> [To be done] Output the material below unchanged, apart from leaving out the pictures.

━━━ Data provided ━━━

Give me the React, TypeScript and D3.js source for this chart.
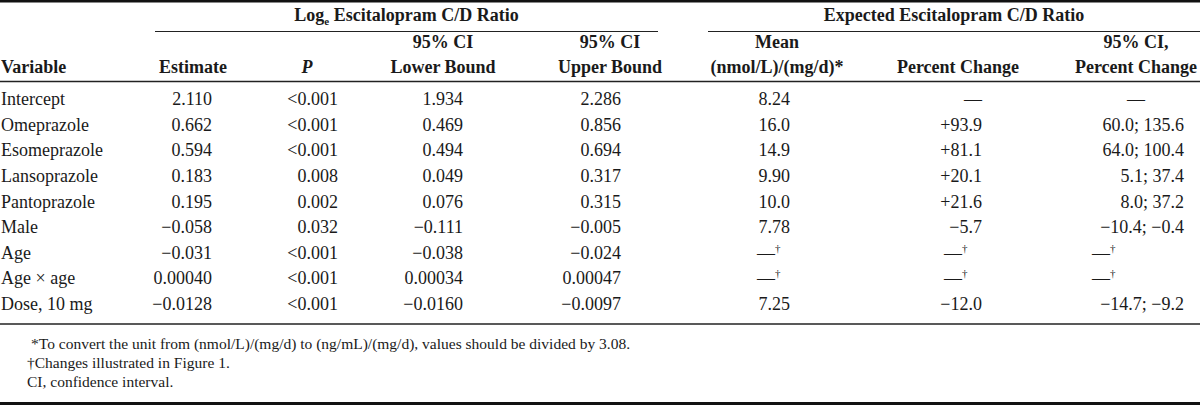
import React from "react";
import * as d3 from "d3";

// ---------------- data ----------------
const variables = [
  "Intercept",
  "Omeprazole",
  "Esomeprazole",
  "Lansoprazole",
  "Pantoprazole",
  "Male",
  "Age",
  "Age × age",
  "Dose, 10 mg",
];
const estimate = ["2.110", "0.662", "0.594", "0.183", "0.195", "−0.058", "−0.031", "0.00040", "−0.0128"];
const pValue = ["<0.001", "<0.001", "<0.001", "0.008", "0.002", "0.032", "<0.001", "<0.001", "<0.001"];
const ciLower = ["1.934", "0.469", "0.494", "0.049", "0.076", "−0.111", "−0.038", "0.00034", "−0.0160"];
const ciUpper = ["2.286", "0.856", "0.694", "0.317", "0.315", "−0.005", "−0.024", "0.00047", "−0.0097"];
const meanRatio = ["8.24", "16.0", "14.9", "9.90", "10.0", "7.78", "—†", "—†", "7.25"];
const pctChange = ["—", "+93.9", "+81.1", "+20.1", "+21.6", "−5.7", "—†", "—†", "−12.0"];
const pctCI = ["—", "60.0; 135.6", "64.0; 100.4", "5.1; 37.4", "8.0; 37.2", "−10.4; −0.4", "—†", "—†", "−14.7; −9.2"];

const groupTitles = ["Log_e Escitalopram C/D Ratio", "Expected Escitalopram C/D Ratio"];
const headVariable = "Variable";
const headers = [
  ["Estimate"],
  ["P"],
  ["95% CI", "Lower Bound"],
  ["95% CI", "Upper Bound"],
  ["Mean", "(nmol/L)/(mg/d)*"],
  ["Percent Change"],
  ["95% CI,", "Percent Change"],
];
const footnotes = [
  "*To convert the unit from (nmol/L)/(mg/d) to (ng/mL)/(mg/d), values should be divided by 3.08.",
  "†Changes illustrated in Figure 1.",
  "CI, confidence interval.",
];

// ---------------- layout (separate from data) ----------------
const W = 1200;
const H = 405;
const FONT = "'Liberation Serif', 'Times New Roman', Times, serif";
const INK = "#1a1a1a";

const colLayout = [
  { center: 193, right: 212, left: 168, dash: "end" },
  { center: 307, right: 338, left: 282, dash: "end" },
  { center: 443, right: 463, left: 420, dash: "end" },
  { center: 610, right: 621, left: 578, dash: "end" },
  { center: 777, right: 790, left: 757, dash: "end" },
  { center: 958, right: 982, left: 944, dash: "end" },
  { center: 1136, right: 1184, left: 1092, dash: "middle" },
];
const groupSpans = [
  [155, 658],
  [708, 1200],
];

export default function App() {
  const columns = [estimate, pValue, ciLower, ciUpper, meanRatio, pctChange, pctCI];
  const y = d3.scalePoint<string>().domain(variables).range([105, 310]);
  const fy = d3.scalePoint<number>().domain(footnotes.map((_, i) => i)).range([349, 387]);

  const renderCell = (val: string, ci: number, row: string) => {
    const L = colLayout[ci];
    const yy = y(row)!;
    if (val === "—†") {
      return (
        <text key={ci + row} x={L.left} y={yy} textAnchor="start">
          —<tspan fontSize={11} dy={-7}>†</tspan>
        </text>
      );
    }
    if (val === "—") {
      return (
        <text key={ci + row} x={L.dash === "middle" ? L.center : L.right} y={yy} textAnchor={L.dash}>
          —
        </text>
      );
    }
    return (
      <text key={ci + row} x={L.right} y={yy} textAnchor="end">
        {val}
      </text>
    );
  };

  const renderGroupTitle = (t: string, i: number) => {
    const [a, b] = groupSpans[i];
    const cx = (a + b) / 2;
    if (t.includes("_e")) {
      const [pre, post] = t.split("_e");
      return (
        <text key={i} x={cx} y={21} textAnchor="middle" fontWeight="bold">
          {pre}
          <tspan fontSize={11} dy={4}>e</tspan>
          <tspan dy={-4}>{post}</tspan>
        </text>
      );
    }
    return (
      <text key={i} x={cx} y={21} textAnchor="middle" fontWeight="bold">
        {t}
      </text>
    );
  };

  return (
    <svg
      width={W}
      height={H}
      viewBox={`0 0 ${W} ${H}`}
      style={{ position: "absolute", left: 0, top: 0, display: "block", background: "#fff" }}
      fontFamily={FONT}
      fontSize={18}
      fill={INK}
    >
      <rect x={0} y={0} width={W} height={H} fill="#fff" />
      {/* rules */}
      <line x1={0} x2={W} y1={1.2} y2={1.2} stroke="#111" strokeWidth={2.4} />
      {groupSpans.map(([a, b], i) => (
        <line key={i} x1={a} x2={b} y1={31.5} y2={31.5} stroke="#222" strokeWidth={1.2} />
      ))}
      <line x1={0} x2={W} y1={81.5} y2={81.5} stroke="#222" strokeWidth={1.3} />
      <line x1={0} x2={W} y1={324} y2={324} stroke="#222" strokeWidth={1.3} />
      <line x1={0} x2={W} y1={403.5} y2={403.5} stroke="#111" strokeWidth={3} />

      {/* group titles */}
      {groupTitles.map(renderGroupTitle)}

      {/* column headers */}
      <text x={1} y={73} fontWeight="bold">
        {headVariable}
      </text>
      {headers.map((lines, ci) => {
        const L = colLayout[ci];
        const ys = lines.length === 2 ? [48, 73] : [73];
        return lines.map((ln, li) => (
          <text
            key={ci + "-" + li}
            x={L.center}
            y={ys[li]}
            textAnchor="middle"
            fontWeight="bold"
            fontStyle={ln === "P" ? "italic" : "normal"}
          >
            {ln}
          </text>
        ));
      })}

      {/* body */}
      {variables.map((v) => (
        <text key={v} x={1} y={y(v)!}>
          {v}
        </text>
      ))}
      {columns.map((vals, ci) => vals.map((val, ri) => renderCell(val, ci, variables[ri])))}

      {/* footnotes */}
      {footnotes.map((f, i) => (
        <text key={i} x={i === 0 ? 31 : 27} y={fy(i)!} fontSize={15.5}>
          {f}
        </text>
      ))}
    </svg>
  );
}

━━━

> [Exercise answer]
Give me the React, TypeScript and D3.js source for this chart.
import React from "react";
import * as d3 from "d3";

// ---------------- data ----------------
const variables = [
  "Intercept",
  "Omeprazole",
  "Esomeprazole",
  "Lansoprazole",
  "Pantoprazole",
  "Male",
  "Age",
  "Age × age",
  "Dose, 10 mg",
];
const estimate = ["2.110", "0.662", "0.594", "0.183", "0.195", "−0.058", "−0.031", "0.00040", "−0.0128"];
const pValue = ["<0.001", "<0.001", "<0.001", "0.008", "0.002", "0.032", "<0.001", "<0.001", "<0.001"];
const ciLower = ["1.934", "0.469", "0.494", "0.049", "0.076", "−0.111", "−0.038", "0.00034", "−0.0160"];
const ciUpper = ["2.286", "0.856", "0.694", "0.317", "0.315", "−0.005", "−0.024", "0.00047", "−0.0097"];
const meanRatio = ["8.24", "16.0", "14.9", "9.90", "10.0", "7.78", "—†", "—†", "7.25"];
const pctChange = ["—", "+93.9", "+81.1", "+20.1", "+21.6", "−5.7", "—†", "—†", "−12.0"];
const pctCI = ["—", "60.0; 135.6", "64.0; 100.4", "5.1; 37.4", "8.0; 37.2", "−10.4; −0.4", "—†", "—†", "−14.7; −9.2"];

const groupTitles = ["Log_e Escitalopram C/D Ratio", "Expected Escitalopram C/D Ratio"];
const headVariable = "Variable";
const headers = [
  ["Estimate"],
  ["P"],
  ["95% CI", "Lower Bound"],
  ["95% CI", "Upper Bound"],
  ["Mean", "(nmol/L)/(mg/d)*"],
  ["Percent Change"],
  ["95% CI,", "Percent Change"],
];
const footnotes = [
  "*To convert the unit from (nmol/L)/(mg/d) to (ng/mL)/(mg/d), values should be divided by 3.08.",
  "†Changes illustrated in Figure 1.",
  "CI, confidence interval.",
];

// ---------------- layout (separate from data) ----------------
const W = 1200;
const H = 405;
const FONT = "'Liberation Serif', 'Times New Roman', Times, serif";
const INK = "#1a1a1a";

const colLayout = [
  { center: 193, right: 212, left: 168, dash: "end" },
  { center: 307, right: 338, left: 282, dash: "end" },
  { center: 443, right: 463, left: 420, dash: "end" },
  { center: 610, right: 621, left: 578, dash: "end" },
  { center: 777, right: 790, left: 757, dash: "end" },
  { center: 958, right: 982, left: 944, dash: "end" },
  { center: 1136, right: 1184, left: 1092, dash: "middle" },
];
const groupSpans = [
  [155, 658],
  [708, 1200],
];

export default function App() {
  const columns = [estimate, pValue, ciLower, ciUpper, meanRatio, pctChange, pctCI];
  const y = d3.scalePoint<string>().domain(variables).range([105, 310]);
  const fy = d3.scalePoint<number>().domain(footnotes.map((_, i) => i)).range([349, 387]);

  const renderCell = (val: string, ci: number, row: string) => {
    const L = colLayout[ci];
    const yy = y(row)!;
    if (val === "—†") {
      return (
        <text key={ci + row} x={L.left} y={yy} textAnchor="start">
          —<tspan fontSize={11} dy={-7}>†</tspan>
        </text>
      );
    }
    if (val === "—") {
      return (
        <text key={ci + row} x={L.dash === "middle" ? L.center : L.right} y={yy} textAnchor={L.dash}>
          —
        </text>
      );
    }
    return (
      <text key={ci + row} x={L.right} y={yy} textAnchor="end">
        {val}
      </text>
    );
  };

  const renderGroupTitle = (t: string, i: number) => {
    const [a, b] = groupSpans[i];
    const cx = (a + b) / 2;
    if (t.includes("_e")) {
      const [pre, post] = t.split("_e");
      return (
        <text key={i} x={cx} y={21} textAnchor="middle" fontWeight="bold">
          {pre}
          <tspan fontSize={11} dy={4}>e</tspan>
          <tspan dy={-4}>{post}</tspan>
        </text>
      );
    }
    return (
      <text key={i} x={cx} y={21} textAnchor="middle" fontWeight="bold">
        {t}
      </text>
    );
  };

  return (
    <svg
      width={W}
      height={H}
      viewBox={`0 0 ${W} ${H}`}
      style={{ position: "absolute", left: 0, top: 0, display: "block", background: "#fff" }}
      fontFamily={FONT}
      fontSize={18}
      fill={INK}
    >
      <rect x={0} y={0} width={W} height={H} fill="#fff" />
      {/* rules */}
      <line x1={0} x2={W} y1={1.2} y2={1.2} stroke="#111" strokeWidth={2.4} />
      {groupSpans.map(([a, b], i) => (
        <line key={i} x1={a} x2={b} y1={31.5} y2={31.5} stroke="#222" strokeWidth={1.2} />
      ))}
      <line x1={0} x2={W} y1={81.5} y2={81.5} stroke="#222" strokeWidth={1.3} />
      <line x1={0} x2={W} y1={324} y2={324} stroke="#222" strokeWidth={1.3} />
      <line x1={0} x2={W} y1={403.5} y2={403.5} stroke="#111" strokeWidth={3} />

      {/* group titles */}
      {groupTitles.map(renderGroupTitle)}

      {/* column headers */}
      <text x={1} y={73} fontWeight="bold">
        {headVariable}
      </text>
      {headers.map((lines, ci) => {
        const L = colLayout[ci];
        const ys = lines.length === 2 ? [48, 73] : [73];
        return lines.map((ln, li) => (
          <text
            key={ci + "-" + li}
            x={L.center}
            y={ys[li]}
            textAnchor="middle"
            fontWeight="bold"
            fontStyle={ln === "P" ? "italic" : "normal"}
          >
            {ln}
          </text>
        ));
      })}

      {/* body */}
      {variables.map((v) => (
        <text key={v} x={1} y={y(v)!}>
          {v}
        </text>
      ))}
      {columns.map((vals, ci) => vals.map((val, ri) => renderCell(val, ci, variables[ri])))}

      {/* footnotes */}
      {footnotes.map((f, i) => (
        <text key={i} x={i === 0 ? 31 : 27} y={fy(i)!} fontSize={15.5}>
          {f}
        </text>
      ))}
    </svg>
  );
}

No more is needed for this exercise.